You can have clones of clones, making for all those fancy C4D things you see on vimeo.
As well as applying motion per clone, effectors can also apply a weight value per clone, which is then passed to effectors downstream. A common use for this is to apply a random effector early, have all its random position/rot/scale stuff disabled, and only insert random weights per clone. If a delay effector is added after this, it will inherit those random weights, so each clone will have a slightly different delay.
Python and COFFEE
Coffee is the C4D equivalent of mel, and like maya, they've been moving to python scripting too. Haven't looked closely at this, but a quick glance didn't look very pythonic; feels al clunky as maya.cmds is.
No render layers or takes
If you need to do a render with stuff, then another render with some objects hidden, another shader applied, you have to do it the old school way; save a copy of the scene, apply your changes, render separately. Ugh.
No render variables to help with output image naming
You get an automatic frame number when doing image sequences, but thats it.
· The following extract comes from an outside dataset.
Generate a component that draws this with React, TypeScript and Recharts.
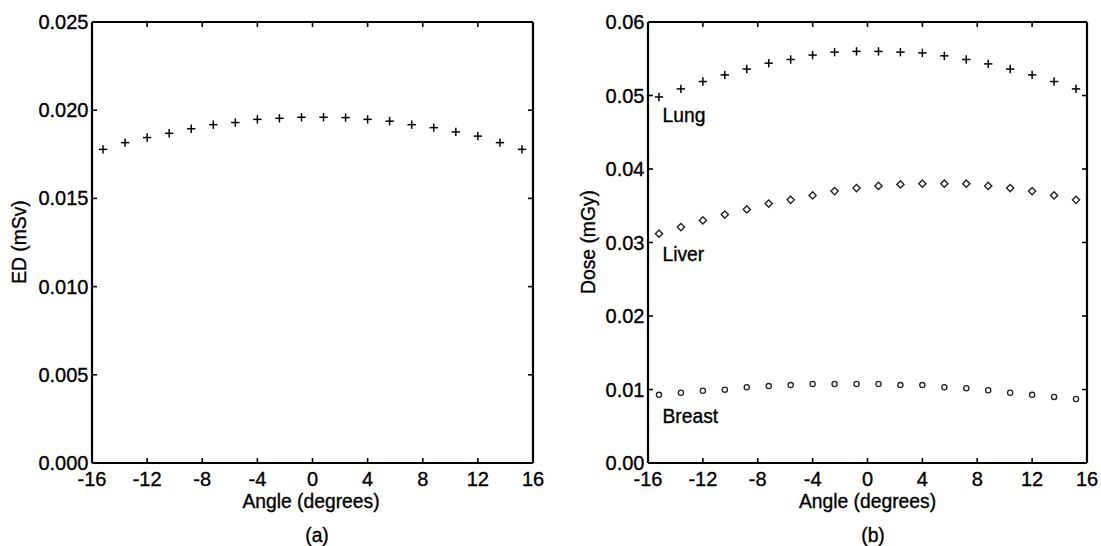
import React from 'react';
import { ScatterChart, Scatter, XAxis, YAxis } from 'recharts';

const angles = [-15.2, -13.6, -12.0, -10.4, -8.8, -7.2, -5.6, -4.0, -2.4, -0.8, 0.8, 2.4, 4.0, 5.6, 7.2, 8.8, 10.4, 12.0, 13.6, 15.2];
const edValues = [0.01778, 0.01816, 0.01845, 0.01869, 0.01895, 0.01918, 0.0193, 0.01948, 0.01954, 0.0196, 0.0196, 0.01958, 0.01948, 0.01938, 0.01918, 0.01901, 0.01877, 0.01853, 0.01816, 0.01778];
const lungValues = [0.0498, 0.0509, 0.0519, 0.0528, 0.0536, 0.0544, 0.0549, 0.0555, 0.0559, 0.056, 0.056, 0.0559, 0.0558, 0.0554, 0.0549, 0.0543, 0.0536, 0.0528, 0.0519, 0.0509];
const liverValues = [0.0312, 0.0321, 0.033, 0.0338, 0.0345, 0.0353, 0.0358, 0.0364, 0.037, 0.0374, 0.0377, 0.0379, 0.038, 0.038, 0.038, 0.0377, 0.0374, 0.037, 0.0364, 0.0358];
const breastValues = [0.00927, 0.00956, 0.00984, 0.00998, 0.01031, 0.01046, 0.0106, 0.01074, 0.01074, 0.01074, 0.01074, 0.0106, 0.0106, 0.01031, 0.01017, 0.00989, 0.00956, 0.00927, 0.00899, 0.00871];

const xTicks = [-16, -12, -8, -4, 0, 4, 8, 12, 16];
const edTicks = [0, 0.005, 0.01, 0.015, 0.02, 0.025];
const doseTicks = [0, 0.01, 0.02, 0.03, 0.04, 0.05, 0.06];

const seriesNames = ['Lung', 'Liver', 'Breast'];
const xTitle = 'Angle (degrees)';
const edTitle = 'ED (mSv)';
const doseTitle = 'Dose (mGy)';
const panelLabels = ['(a)', '(b)'];

const toData = (vals: number[]) => angles.map((a, i) => ({ x: a, y: vals[i] }));
const edData = toData(edValues);
const lungData = toData(lungValues);
const liverData = toData(liverValues);
const breastData = toData(breastValues);

// styling only
const FONT = '"Liberation Sans", Arial, Helvetica, sans-serif';
const TICK = 5;
const TICK_FS = 20;
const TITLE_FS = 19.3;
const TEXT_STROKE = 0.35;
const labelDy: Record<string, number> = { Lung: 25, Liver: 27, Breast: 28.5 };

const XTickBottom = (props: any) => {
  const { x, y, payload } = props;
  return (
    <g>
      <line x1={x} y1={y} x2={x} y2={y - TICK} stroke="#000" strokeWidth={1.6} />
      <text x={x} y={y + 16} textAnchor="middle" dominantBaseline="central" fontSize={TICK_FS} fontFamily={FONT}
        fill="#000" stroke="#000" strokeWidth={TEXT_STROKE}>
        {payload.value}
      </text>
    </g>
  );
};
const XTickTop = (props: any) => {
  const { x, y } = props;
  return <line x1={x} y1={y} x2={x} y2={y + TICK} stroke="#000" strokeWidth={1.6} />;
};
const makeYTickLeft = (dec: number) => (props: any) => {
  const { x, y, payload } = props;
  return (
    <g>
      <line x1={x} y1={y} x2={x + TICK} y2={y} stroke="#000" strokeWidth={1.6} />
      <text x={x - 3.5} y={y} textAnchor="end" dominantBaseline="central" fontSize={TICK_FS} fontFamily={FONT}
        fill="#000" stroke="#000" strokeWidth={TEXT_STROKE}>
        {Number(payload.value).toFixed(dec)}
      </text>
    </g>
  );
};
const YTickRight = (props: any) => {
  const { x, y } = props;
  return <line x1={x} y1={y} x2={x - TICK} y2={y} stroke="#000" strokeWidth={1.6} />;
};

const seriesLabel = (name: string | undefined, cx: number, cy: number, payload: any) =>
  name && payload && payload.x === angles[0] ? (
    <text x={cx + 3.5} y={cy + labelDy[name]} fontSize={TITLE_FS} fontFamily={FONT} fill="#000" stroke="#000" strokeWidth={TEXT_STROKE}>
      {name}
    </text>
  ) : null;

const plusShape = (name?: string) => (props: any) => {
  const { cx, cy, payload } = props;
  const s = 4.2;
  return (
    <g>
      <line x1={cx - s} y1={cy} x2={cx + s} y2={cy} stroke="#000" strokeWidth={1.5} />
      <line x1={cx} y1={cy - s} x2={cx} y2={cy + s} stroke="#000" strokeWidth={1.5} />
      {seriesLabel(name, cx, cy, payload)}
    </g>
  );
};
const diamondShape = (name?: string) => (props: any) => {
  const { cx, cy, payload } = props;
  const s = 3.6;
  return (
    <g>
      <polygon points={`${cx},${cy - s} ${cx + s},${cy} ${cx},${cy + s} ${cx - s},${cy}`} fill="none" stroke="#222" strokeWidth={1.4} />
      {seriesLabel(name, cx, cy, payload)}
    </g>
  );
};
const circleShape = (name?: string) => (props: any) => {
  const { cx, cy, payload } = props;
  return (
    <g>
      <circle cx={cx} cy={cy} r={2.6} fill="none" stroke="#222" strokeWidth={1.3} />
      {seriesLabel(name, cx, cy, payload)}
    </g>
  );
};

const axisLine = { stroke: '#000', strokeWidth: 2.2 };

const Frame = ({ yTicks, yDomain, dec, leftW, rightW }: any) => [
  <XAxis key="xb" xAxisId="b" type="number" dataKey="x" domain={[-16, 16]} ticks={xTicks} orientation="bottom" height={83}
    tickSize={0} tickMargin={0} tickLine={false} axisLine={axisLine} tick={<XTickBottom />} interval={0} allowDataOverflow />,
  <XAxis key="xt" xAxisId="t" type="number" dataKey="x" domain={[-16, 16]} ticks={xTicks} orientation="top" height={22}
    tickSize={0} tickMargin={0} tickLine={false} axisLine={axisLine} tick={<XTickTop />} interval={0} allowDataOverflow />,
  <YAxis key="yl" yAxisId="l" type="number" dataKey="y" domain={yDomain} ticks={yTicks} orientation="left" width={leftW}
    tickSize={0} tickMargin={0} tickLine={false} axisLine={axisLine} tick={makeYTickLeft(dec)} interval={0} allowDataOverflow />,
  <YAxis key="yr" yAxisId="r" type="number" dataKey="y" domain={yDomain} ticks={yTicks} orientation="right" width={rightW}
    tickSize={0} tickMargin={0} tickLine={false} axisLine={axisLine} tick={<YTickRight />} interval={0} allowDataOverflow />,
];

const textStyle: React.CSSProperties = {
  position: 'absolute',
  fontFamily: FONT,
  fontSize: TITLE_FS,
  color: '#000',
  whiteSpace: 'nowrap',
  lineHeight: 1,
  WebkitTextStroke: `${TEXT_STROKE}px #000`,
};

const Centered = ({ x, y, rotate, children }: any) => (
  <div style={{ ...textStyle, left: x, top: y, transform: `translate(-50%, -50%)${rotate ? ' rotate(-90deg)' : ''}` }}>{children}</div>
);

export default function App() {
  return (
    <div style={{ position: 'absolute', left: 0, top: 0, width: 1101, height: 546, background: '#fff', overflow: 'hidden' }}>
      <div style={{ position: 'absolute', left: 0, top: 0 }}>
        <ScatterChart width={550} height={546} margin={{ top: 0, right: 0, bottom: 0, left: 0 }}>
          {Frame({ yTicks: edTicks, yDomain: [0, 0.025], dec: 3, leftW: 92, rightW: 17 })}
          <Scatter data={edData} xAxisId="b" yAxisId="l" shape={plusShape()} isAnimationActive={false} />
          <Scatter data={edData} xAxisId="t" yAxisId="r" shape={() => <g />} isAnimationActive={false} />
        </ScatterChart>
      </div>
      <div style={{ position: 'absolute', left: 550, top: 0 }}>
        <ScatterChart width={551} height={546} margin={{ top: 0, right: 0, bottom: 0, left: 0 }}>
          {Frame({ yTicks: doseTicks, yDomain: [0, 0.06], dec: 2, leftW: 98, rightW: 14 })}
          <Scatter data={lungData} xAxisId="b" yAxisId="l" shape={plusShape(seriesNames[0])} isAnimationActive={false} />
          <Scatter data={liverData} xAxisId="b" yAxisId="l" shape={diamondShape(seriesNames[1])} isAnimationActive={false} />
          <Scatter data={breastData} xAxisId="b" yAxisId="l" shape={circleShape(seriesNames[2])} isAnimationActive={false} />
          <Scatter data={lungData} xAxisId="t" yAxisId="r" shape={() => <g />} isAnimationActive={false} />
        </ScatterChart>
      </div>
      <Centered x={19.5} y={242} rotate>{edTitle}</Centered>
      <Centered x={588.5} y={242} rotate>{doseTitle}</Centered>
      <Centered x={311} y={502}>{xTitle}</Centered>
      <Centered x={867.5} y={502}>{xTitle}</Centered>
      <Centered x={317} y={536}>{panelLabels[0]}</Centered>
      <Centered x={873} y={536}>{panelLabels[1]}</Centered>
    </div>
  );
}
In maya I normally use <scene> to always name renders after the scene name, but in C4D you need to manage this yourself. I've read you can manage this with python or xpresso, but haven't had time to look closely at this.
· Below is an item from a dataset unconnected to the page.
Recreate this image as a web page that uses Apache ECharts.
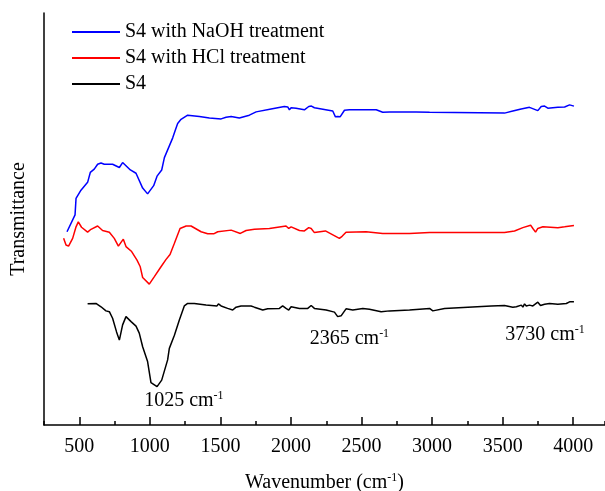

Built in render queue, render farm
The internal render queue is like after effects, nice to line up several things and keep an eye on them.
The render farm is also like after effects, which is less nice. You setup a watch folder, save your c4d file to that folder in 'collect' mode, which copies any external images and whatnot into a single folder and repaths the materials. You then manage the farm via a very basic web interface, renders also go into a 'results' sub folder of the watch folder. When they're done, you then have to move them back to wherever you need them to be. It works, and its nice that its included for free (I think), but you'd probably want to use a commercial farm manager instead.
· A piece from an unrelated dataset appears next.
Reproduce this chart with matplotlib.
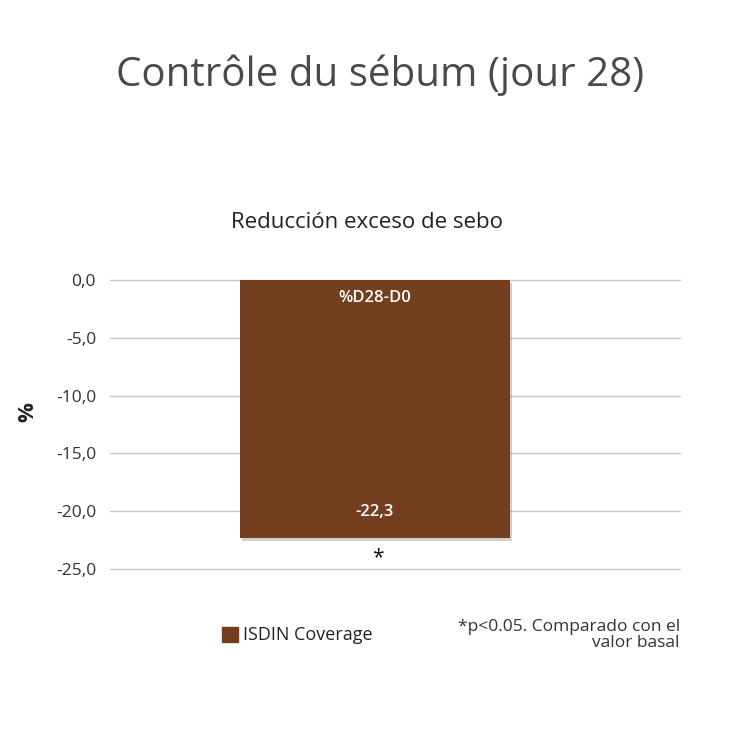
import matplotlib.pyplot as plt
import matplotlib.patheffects as pe

# data
categories = ['ISDIN Coverage']
values = [-22.3]
value_labels = ['-22,3']
yticks = [0, -5, -10, -15, -20, -25]
ytick_labels = ['0,0', '-5,0', '-10,0', '-15,0', '-20,0', '-25,0']

plt.rcParams['font.family'] = ['Open Sans', 'DejaVu Sans']

brown = '#733f1f'
fig = plt.figure(figsize=(7.5, 7.5), dpi=100)
ax = fig.add_axes([110 / 750, 1 - 569 / 750, 570 / 750, 289 / 750])

bars = ax.bar(range(len(values)), values, width=0.8, color=brown, zorder=3)
for b in bars:
    b.set_path_effects([pe.SimplePatchShadow(offset=(1.5, -2), alpha=0.2), pe.Normal()])

ax.set_xlim(-0.785, 0.904)
ax.set_ylim(-25, 0)
ax.set_yticks(yticks)
ax.set_yticklabels(ytick_labels, fontsize=12.5, color='#333333')
ax.set_xticks([])
ax.tick_params(axis='y', length=0, pad=10)
ax.grid(axis='y', color='#c8c8c8', lw=1, zorder=0)
for s in ax.spines.values():
    s.set_visible(False)
for gl in ax.get_ygridlines():
    gl.set_clip_on(False)

ax.set_ylabel('%', fontsize=16, color='#222222', fontweight='bold')
ax.yaxis.set_label_coords(-0.125, 0.543)

for i, v in enumerate(values):
    ax.text(i, -1.55, '%D28-D0', ha='center', va='center', color='white', fontsize=12, fontweight='semibold')
    ax.text(i, v + 2.2, value_labels[i], ha='center', va='center', color='white', fontsize=12, fontweight='semibold')
    ax.text(i + 0.01, v - 1.7, '*', ha='center', va='center', color='#111111', fontsize=15)

fig.text(380 / 750, 1 - 75 / 750, 'Contrôle du sébum (jour 28)', ha='center', va='center',
         fontsize=29, color='#4a4a4a')
fig.text(367 / 750, 1 - 223 / 750, 'Reducción exceso de sebo', ha='center', va='center',
         fontsize=16, color='#222222')

# legend
fig.patches.append(plt.Rectangle((222 / 750, 1 - 642 / 750), 16 / 750, 15 / 750,
                                 transform=fig.transFigure, color=brown))
fig.text(243 / 750, 1 - 635 / 750, categories[0], ha='left', va='center', fontsize=13, color='#222222')
fig.text(680 / 750, 1 - 635 / 750, '*p<0.05. Comparado con el\nvalor basal', ha='right', va='center',
         fontsize=12.5, color='#333333', linespacing=1.0, multialignment='right')

fig.savefig('out.png', dpi=100, facecolor='white')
All that said, I'm currently using R14. I just read in R15 its an all new farm management tool that runs from inside C4D, and even allows you to distribute buckets of a single frame. Hmm.
Interesting looking node editor for controlling most aspects of C4D. My first play with it was for a spline cluster deformer. To my surprise the built in cluster deformer (under character -> commands -> create cluster) only works for poly meshes, not splines. I found an example of how to work around this with xpresso using a point node. A point node moves a point, unsurprisingly, and takes an object (your spline) and a position (given from a null in this case).
- Create a spline and null
- Select the null, go tags -> cinema4d tags -> xpresso. This creates a new empty xpresso node network for the null
- Go to the xpresso editor window
- Drag the spline and null into the xpresso window, this will create object operators for each. By default each are blank, you need to tell xpresso what parameters to expose.
- Click on the red square on the top-right of the spline box, choose 'object' to expose that parameter
- Do the same for the null, expose coordinates -> global position -> global position
- Create a point node. r.click in a blank part of the xpresso editor and chose new node -> xpresso -> general -> point
- The point node has 2 of the input parameters we need listed, but we need a third. Click the blue corner and choose point position
- connect spline.object to point.object
- connect start.global_position to point.point_position. you should now see the first point of the curve snap to the null
- to choose a different point, select the point node and change the point index
- to repeat this process for a new null/cv combo, select all the nodes, ctrl-c, create a new null, new xpresso tag, ctrl-v, and change the object reference and point index in the new graph. I tried having multiple graphs in the one xpresso network, but it didn't appear to work.